▶ [What needs to be done]: From the first line of the listing below, retype each line up to and including the one with "ColumnDataSource(dict(x=xpos, ooit=ooit_pct, keer=eerste_keer))"; pictures stay out.

__________

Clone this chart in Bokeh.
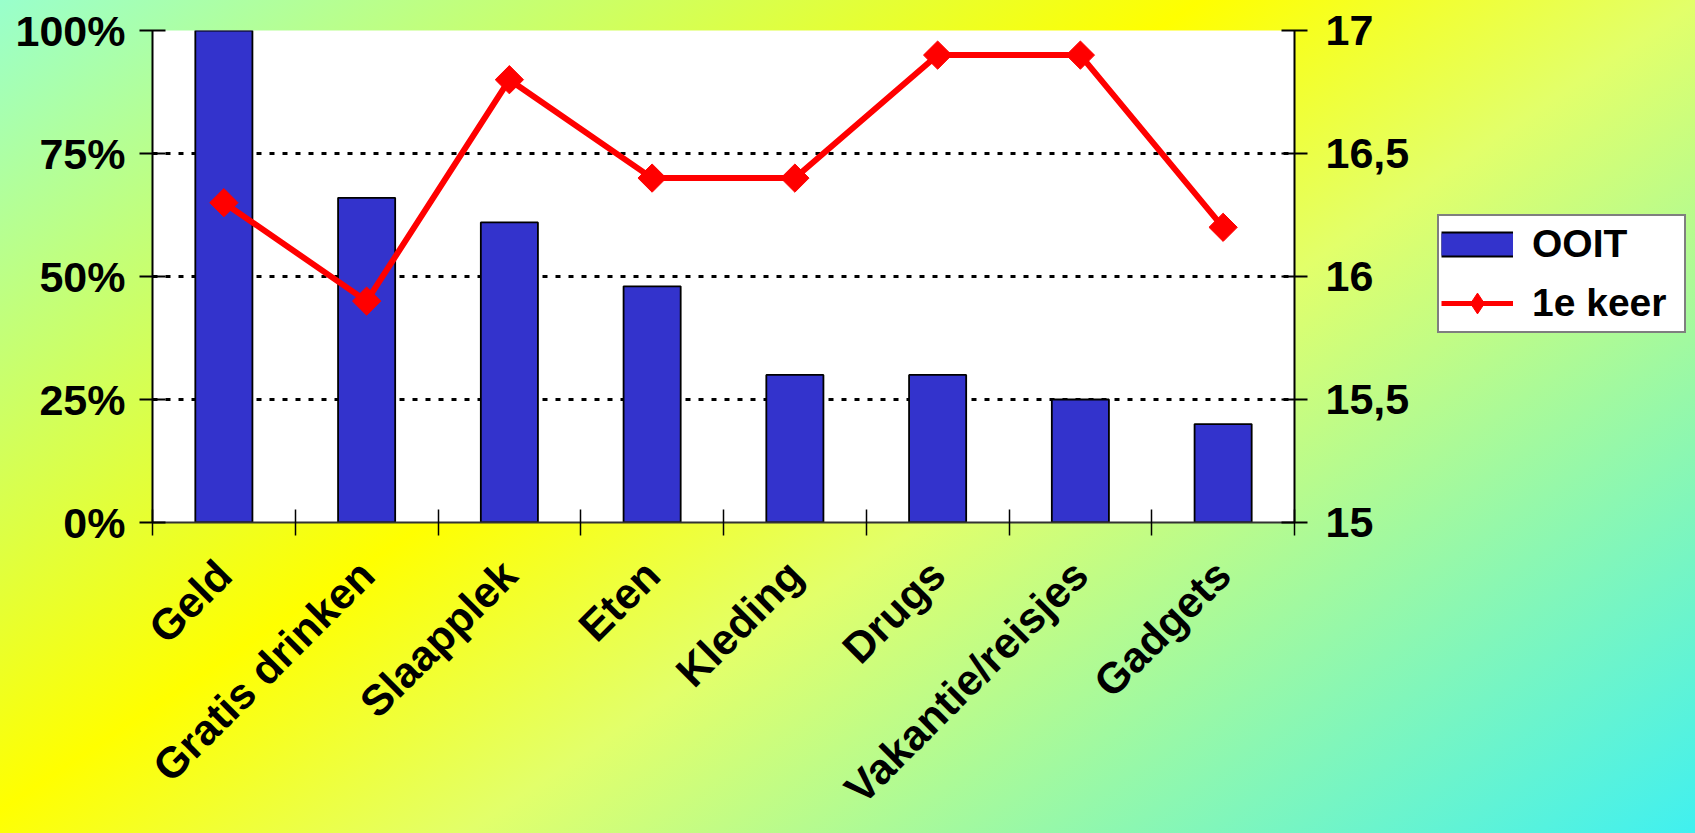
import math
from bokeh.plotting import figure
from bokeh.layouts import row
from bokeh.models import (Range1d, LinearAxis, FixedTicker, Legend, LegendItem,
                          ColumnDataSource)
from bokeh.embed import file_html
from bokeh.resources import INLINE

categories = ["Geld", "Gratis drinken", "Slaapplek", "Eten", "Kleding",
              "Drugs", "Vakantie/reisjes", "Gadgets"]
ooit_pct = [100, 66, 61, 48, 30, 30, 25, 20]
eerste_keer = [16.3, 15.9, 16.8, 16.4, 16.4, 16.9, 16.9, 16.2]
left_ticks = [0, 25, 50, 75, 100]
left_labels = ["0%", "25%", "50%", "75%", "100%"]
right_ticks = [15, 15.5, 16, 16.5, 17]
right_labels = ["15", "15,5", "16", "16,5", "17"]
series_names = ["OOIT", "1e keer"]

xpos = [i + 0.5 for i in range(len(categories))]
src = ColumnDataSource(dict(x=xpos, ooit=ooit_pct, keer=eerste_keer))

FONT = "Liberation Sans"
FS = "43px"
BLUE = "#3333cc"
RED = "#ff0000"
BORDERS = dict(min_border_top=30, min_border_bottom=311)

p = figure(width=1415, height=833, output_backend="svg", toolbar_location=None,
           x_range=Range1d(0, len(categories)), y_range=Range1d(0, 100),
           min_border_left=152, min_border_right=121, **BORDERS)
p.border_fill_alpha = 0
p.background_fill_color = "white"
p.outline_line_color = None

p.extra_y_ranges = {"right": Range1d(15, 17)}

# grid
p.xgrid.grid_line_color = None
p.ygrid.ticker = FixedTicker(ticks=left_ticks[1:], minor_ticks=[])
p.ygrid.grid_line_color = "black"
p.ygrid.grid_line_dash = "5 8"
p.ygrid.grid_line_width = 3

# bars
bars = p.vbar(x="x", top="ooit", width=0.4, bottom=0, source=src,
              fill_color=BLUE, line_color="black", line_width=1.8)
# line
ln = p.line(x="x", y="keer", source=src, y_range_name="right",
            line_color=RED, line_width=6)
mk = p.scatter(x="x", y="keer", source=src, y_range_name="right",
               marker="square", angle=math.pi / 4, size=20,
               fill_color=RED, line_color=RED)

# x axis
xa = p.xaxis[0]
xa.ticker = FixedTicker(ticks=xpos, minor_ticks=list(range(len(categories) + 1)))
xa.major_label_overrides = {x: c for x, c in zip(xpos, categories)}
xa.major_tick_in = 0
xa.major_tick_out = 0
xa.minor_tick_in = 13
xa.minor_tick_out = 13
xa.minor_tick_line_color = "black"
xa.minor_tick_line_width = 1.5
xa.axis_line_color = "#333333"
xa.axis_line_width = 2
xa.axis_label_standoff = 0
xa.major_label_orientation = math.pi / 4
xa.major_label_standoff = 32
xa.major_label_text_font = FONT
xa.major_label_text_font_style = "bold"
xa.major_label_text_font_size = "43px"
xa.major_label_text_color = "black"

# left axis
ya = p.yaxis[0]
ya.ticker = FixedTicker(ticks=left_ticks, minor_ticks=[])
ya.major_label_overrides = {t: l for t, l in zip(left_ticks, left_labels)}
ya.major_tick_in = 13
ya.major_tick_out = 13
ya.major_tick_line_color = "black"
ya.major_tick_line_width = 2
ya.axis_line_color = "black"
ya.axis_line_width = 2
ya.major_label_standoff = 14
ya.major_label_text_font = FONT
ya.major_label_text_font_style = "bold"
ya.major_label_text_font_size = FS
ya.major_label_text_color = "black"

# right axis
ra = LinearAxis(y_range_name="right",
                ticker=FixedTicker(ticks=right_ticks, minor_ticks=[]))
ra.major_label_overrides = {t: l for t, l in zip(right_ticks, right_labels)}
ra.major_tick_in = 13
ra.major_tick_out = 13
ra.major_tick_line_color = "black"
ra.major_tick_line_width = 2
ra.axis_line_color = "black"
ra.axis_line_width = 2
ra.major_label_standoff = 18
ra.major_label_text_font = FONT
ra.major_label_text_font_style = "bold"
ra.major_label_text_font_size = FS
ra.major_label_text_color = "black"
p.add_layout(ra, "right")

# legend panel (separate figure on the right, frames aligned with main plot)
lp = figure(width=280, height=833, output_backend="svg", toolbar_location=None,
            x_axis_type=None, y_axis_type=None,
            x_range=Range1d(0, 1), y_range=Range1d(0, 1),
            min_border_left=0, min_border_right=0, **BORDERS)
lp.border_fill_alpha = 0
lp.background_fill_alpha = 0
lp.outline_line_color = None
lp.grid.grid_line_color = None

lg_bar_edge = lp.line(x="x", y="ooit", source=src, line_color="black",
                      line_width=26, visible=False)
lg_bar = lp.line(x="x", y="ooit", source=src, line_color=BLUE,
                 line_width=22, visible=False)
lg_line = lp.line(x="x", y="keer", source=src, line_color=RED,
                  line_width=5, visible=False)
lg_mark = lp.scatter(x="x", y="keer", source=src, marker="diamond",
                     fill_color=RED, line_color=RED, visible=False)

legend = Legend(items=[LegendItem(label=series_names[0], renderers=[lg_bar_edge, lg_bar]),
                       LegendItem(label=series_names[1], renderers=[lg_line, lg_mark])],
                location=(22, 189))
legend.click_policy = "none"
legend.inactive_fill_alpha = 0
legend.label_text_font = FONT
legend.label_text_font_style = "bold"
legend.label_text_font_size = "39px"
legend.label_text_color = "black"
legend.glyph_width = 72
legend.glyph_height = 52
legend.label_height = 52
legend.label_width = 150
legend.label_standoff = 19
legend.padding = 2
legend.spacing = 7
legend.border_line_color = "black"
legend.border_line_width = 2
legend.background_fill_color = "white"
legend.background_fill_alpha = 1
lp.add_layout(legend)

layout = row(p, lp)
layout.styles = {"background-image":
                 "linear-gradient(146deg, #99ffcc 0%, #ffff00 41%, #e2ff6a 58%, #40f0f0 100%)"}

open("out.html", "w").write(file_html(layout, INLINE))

__________

▶ [Answer to this task]:
Clone this chart in Bokeh.
import math
from bokeh.plotting import figure
from bokeh.layouts import row
from bokeh.models import (Range1d, LinearAxis, FixedTicker, Legend, LegendItem,
                          ColumnDataSource)
from bokeh.embed import file_html
from bokeh.resources import INLINE

categories = ["Geld", "Gratis drinken", "Slaapplek", "Eten", "Kleding",
              "Drugs", "Vakantie/reisjes", "Gadgets"]
ooit_pct = [100, 66, 61, 48, 30, 30, 25, 20]
eerste_keer = [16.3, 15.9, 16.8, 16.4, 16.4, 16.9, 16.9, 16.2]
left_ticks = [0, 25, 50, 75, 100]
left_labels = ["0%", "25%", "50%", "75%", "100%"]
right_ticks = [15, 15.5, 16, 16.5, 17]
right_labels = ["15", "15,5", "16", "16,5", "17"]
series_names = ["OOIT", "1e keer"]

xpos = [i + 0.5 for i in range(len(categories))]
src = ColumnDataSource(dict(x=xpos, ooit=ooit_pct, keer=eerste_keer))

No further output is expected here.